Kuşkusuz, bizim sorumluluklarımız dar anlamda üniversite ile ilgili konularla sınırlı değildir. Ülkemizde Cumhuriyetimizin hiçbir döneminde görülmemiş boyutlara ulaşmış bulunan hukuk ihlalleri ve en temel adalet ilkelerinin çiğnenmesi yönündeki uygulamalar, bilim dünyasını da doğrudan ilgilendirmektedir. Yasanın gerektirdiği koşullar aranmaksızın başlatılan ve bir türlü bitip tükenmeyen tutukluk hallerinin fiili infaz niteliğine dönüşmüş olması, en yetkili makamları işgal edenlerin bile itiraf zorunda kaldıkları korkunç bir durum haline gelmiştir. Özellikle, Özel Yetkili Mahkemeler demokrasinin ve hukuk devletinin gerekleriyle bağdaştırılması asla mümkün olmayan bir durum ortaya çıkarmaktadır. Çok sayıda hapishane ne ile suçlandıklarını bilmeksizin özgürlüklerinden yoksun bulunan insanlarla doludur. Bunlar arasında ülkemizin, dünya çapında ün sahibi saygın rektörlerimiz, bilim insanlarımız da bulunmaktadır ve bunların hemen hepsi içine sokuldukları koşullar dolayısıyla hastalanmışlardır, ölüm tehlikesiyle karşı karşıyadırlar. Yargılamaların bir an önce sonuçlanması ve hukuk ilkeleriyle bağdaştırılması olanaksız tutukluluk hallerinin son bulması, tüm üniversite topluluğuyla birlikte tüm yurttaşların ortak sorunudur.
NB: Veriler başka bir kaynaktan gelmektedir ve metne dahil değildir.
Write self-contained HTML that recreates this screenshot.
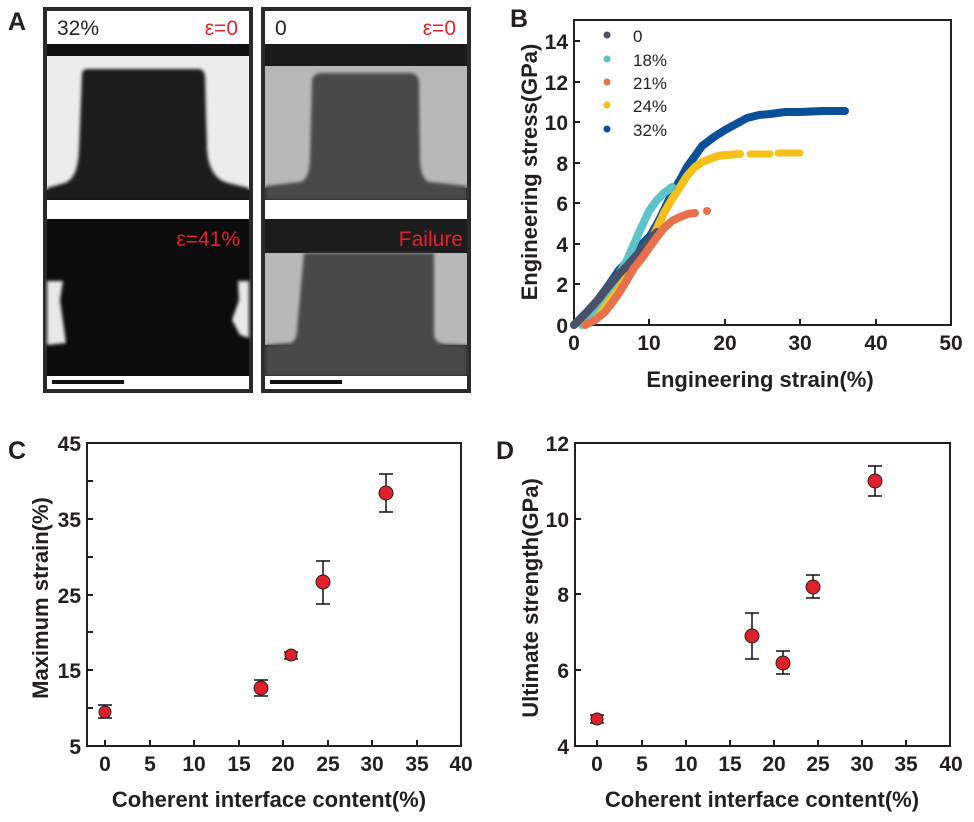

Unutmayalım ki “Bir kişiye yapılan haksızlık, bütün topluma yönelik bir tehdittir.”

Barışın egemen olduğu ve terör belasının kesinlikle son bulduğu bir toplumsal yapılanmanın, ancak özerk ve özgür üniversitelerin varlığıyla bütünlük kazanacağını bilmemiz gerekir.

Bu konulardaki görüşlerimizi daha detaylı olarak, 1 Ekim 2011 Cumartesi günü TÜMÖD İstanbul Şubesi Olağan Genel Kurulu öncesinde basın toplantısı ile daha geniş bir biçimde değerli kamuoyumuza duyuracağız.